Liars of Little Consequence

At a time when the soon-to-be president of the United States is a felonious man-child constitutionally incapable of speaking the truth...

 

At a time when vast swaths of the American people either don't care that their leaders are lying to them or are unable to distinguish truth from lies...

 

At a time when a new conspiracy theory is born every minute...

 

...it seems absurd, especially on the first day of this consequential year, to expend any energy writing about two liars of little consequence.

 

While there's nothing I can do to change anybody's mind about Donald Trump, perhaps I can still get through to the handful of people who give credence to Elliot Mintz and David Whelan.

 

If those names mean nothing to you, I applaud your ability to ignore celebrity gossip and conspiracy theories involving the murder of well-known individuals.

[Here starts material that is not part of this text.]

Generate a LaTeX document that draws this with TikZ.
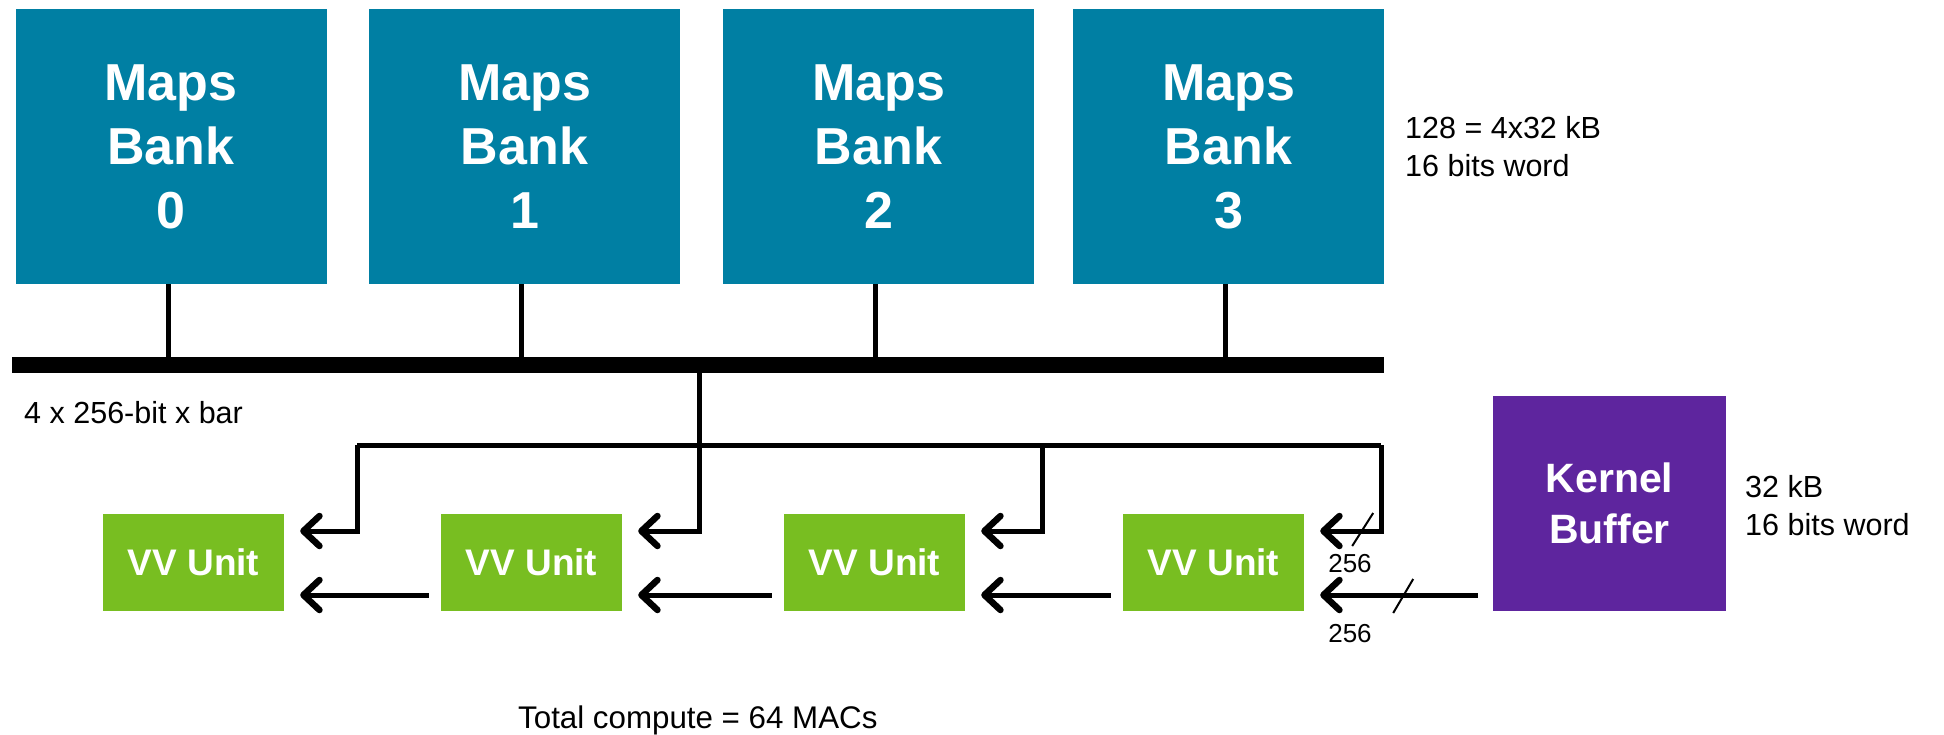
\documentclass[tikz,border=0pt]{standalone}
\usepackage{fontspec}
\setmainfont{Liberation Sans}
\usetikzlibrary{arrows.meta,calc}
\definecolor{bankblue}{HTML}{007FA3}
\definecolor{vvgreen}{HTML}{78BE21}
\definecolor{kernpurple}{HTML}{5E259E}
\begin{document}
\begin{tikzpicture}[x=1pt,y=-1pt,
  bankbox/.style={rectangle, fill=bankblue, minimum width=311pt, minimum height=275pt,
    inner sep=0pt, text=white, align=center, font=\fontsize{52}{64}\selectfont\bfseries},
  vvbox/.style={rectangle, fill=vvgreen, minimum width=181pt, minimum height=97pt,
    inner sep=0pt, text=white, font=\fontsize{37}{44}\selectfont\bfseries},
  kbox/.style={rectangle, fill=kernpurple, minimum width=233pt, minimum height=215pt,
    inner sep=0pt, text=white, align=center, font=\fontsize{41}{51}\selectfont\bfseries},
  notetext/.style={inner sep=0pt, align=left, font=\fontsize{30.5}{38}\selectfont},
  buslabel/.style={inner sep=0pt, font=\fontsize{26}{31}\selectfont},
  stem/.style={line width=5pt},
  wire/.style={line width=5pt, line join=miter},
  feed/.style={wire, -{Straight Barb[length=16pt,width=30pt,line width=6.5pt,round]}},
  slash/.style={line width=2pt}]
\useasboundingbox (0,0) rectangle (1944,735);

% memory banks
\node[bankbox] (b0) at (171,146.5)  {Maps\\Bank\\0};
\node[bankbox] (b1) at (524.5,146.5) {Maps\\Bank\\1};
\node[bankbox] (b2) at (878.5,146.5) {Maps\\Bank\\2};
\node[bankbox] (b3) at (1228.5,146.5) {Maps\\Bank\\3};

% crossbar
\node[rectangle, fill=black, minimum width=1372pt, minimum height=16pt, inner sep=0pt] (bus) at (698,365) {};
\foreach \b in {b0,b1,b2,b3}
  \draw[stem] ([xshift=-3pt]\b.south) -- ([xshift=-3pt]\b.south |- bus.north);

% vector units and kernel buffer
\node[vvbox] (vv1) at (193.5,562.5) {VV Unit};
\node[vvbox] (vv2) at (531.5,562.5) {VV Unit};
\node[vvbox] (vv3) at (874.5,562.5) {VV Unit};
\node[vvbox] (vv4) at (1213.5,562.5) {VV Unit};
\node[kbox] (kb) at (1609.5,503.5) {Kernel\\Buffer};

% arrow ends
\foreach \i in {1,2,3,4} {
  \coordinate (t\i) at ($(vv\i.east)+(16,-31.5)$);
  \coordinate (s\i) at ($(vv\i.east)+(16,32.5)$);
}

% map distribution
\coordinate (dl) at (357,445);
\coordinate (tap) at (699,445);
\coordinate (dm) at (1042,445);
\coordinate (dr) at (1381,445);
\draw[wire] (dl) -- (dr);
\draw[feed] (dl) |- (t1);
\draw[feed] (bus.south -| tap) |- (t2);
\draw[feed] (dm) |- (t3);
\draw[feed] (dr) |- (t4);

% kernel chain
\draw[feed] ([xshift=-12pt]vv2.west |- s1) -- (s1);
\draw[feed] ([xshift=-12pt]vv3.west |- s2) -- (s2);
\draw[feed] ([xshift=-12pt]vv4.west |- s3) -- (s3);
\draw[feed] ([xshift=-15pt]kb.west |- s4) -- (s4);

% bus width marks
\draw[slash] ($(t4)+(32,15)$) -- ($(t4)+(53,-18)$);
\draw[slash] ($(s4)+(73,18)$) -- ($(s4)+(93,-16)$);
\node[buslabel, anchor=base] at (1350,572) {256};
\node[buslabel, anchor=base] at (1350,642) {256};

% annotations
\node[notetext, anchor=north west] at (1405,116) {128 = 4x32 kB\\16 bits word};
\node[notetext, anchor=north west] at (1745,475) {32 kB\\16 bits word};
\node[notetext, anchor=base west] at (24,423) {4 x 256-bit x bar};
\node[notetext, anchor=base west, font=\fontsize{31.3}{38}\selectfont] at (518,728) {Total compute = 64 MACs};
\end{tikzpicture}
\end{document}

But having written a book, Nowhere Man: The Final Days of John Lennon, that touches on both topics, I've had occasion to encounter both Mintz and Whelan.

 

Elliot Mintz is a professional liar who would walked over his own grandmother for John Lennon and Yoko Ono (as G. Gordon Liddy said he'd do for Richard Nixon). Critics have panned his memoir, We All Shine On, for its grotesque display of sycophancy towards the ex-Beatle and his wife (see the Irish Independent). The Mexican news agency Amexi picked up "A Masterpiece of Propaganda," my review of the book, and ran it as a feature, "Refuta Robert Rosen las memorias sobre John y Yoko en 'We All Shine On', de Elliot Mintz," detailing my refutation of the lies that permeate the book.

 

David "Don't Call Me a Conspiracy Theorist" Whelan believes a mysterious right-wing cabal programmed Mark David Chapman to be a Manchurian patsy—that he did not shoot Lennon and that there was a second shooter, a professional assassin, who got away. Similar conspiracy theories, in circulation for 44 years, have come to nothing. Whelan is aware that his quest to prove this theory is pointless but chooses to continue.

 

I believe that Chapman, suffering from severe mental illness, shot Lennon.

 

My issue with Whelan is the lies he weaves into his interviews and blog posts (I've not read his book), especially when information surfaces that casts doubt on his theories. Three months ago, I wrote about his research techniques after we both recorded an episode of Robert Rodriguez's podcast, Something About the Beatles (SATB). I learned after the show that Whelan had made a number of false statements. This is what I wrote at the time:

 

The 27th Round

 

The Conspiracy Hustler

 

Did John Lennon's Killer Ask Him for a Job?

 

SATB 297 was broadcast last week. I said on the show that Whelan came to my attention when he misrepresented himself to Lennon's friend and gardener, Michael "Mike Tree" Medeiros, as a fact checker for 72 Films, the production company that made Murder Without a Trial. (Medeiros had been interviewed for the film.) So I knew Whelan was capable of lying, but I wasn't prepared for his style of conversation—interrupt, interrupt, interrupt, and attempt to never stop talking. Bury the listener under too much information and disinformation. Create confusion and doubt rather than illumination and clarity. It's the same game all conspiracy theorists play.

 

Reading Whelan's blog is like drowning in a cesspool. The hatred towards me that comes across in his writing is extraordinary. His efforts to discredit me read like a cry for help. When it comes to his critique of my work on SATB, he's wrong when he says there's no record of Chapman saying to a psychiatrist that he felt "like a bloodied prizefighter in the 27th round," as I wrote in Nowhere Man. (There's an easily accessible record.) He's wrong when he says he knows I wasn't at Chapman's sentencing hearing because I didn't explicitly say in Nowhere Man, "I was there." (I wrote the story in the third person.) He's wrong when he says my description of Chapman looking proud of what he did can't be true because nobody else described him that way. (That's how he looked as police marched him out of the courtroom.)

 

What else does he say on his blog, in his book, and in his interviews that isn't true? I don't know, but my guess would be plenty more.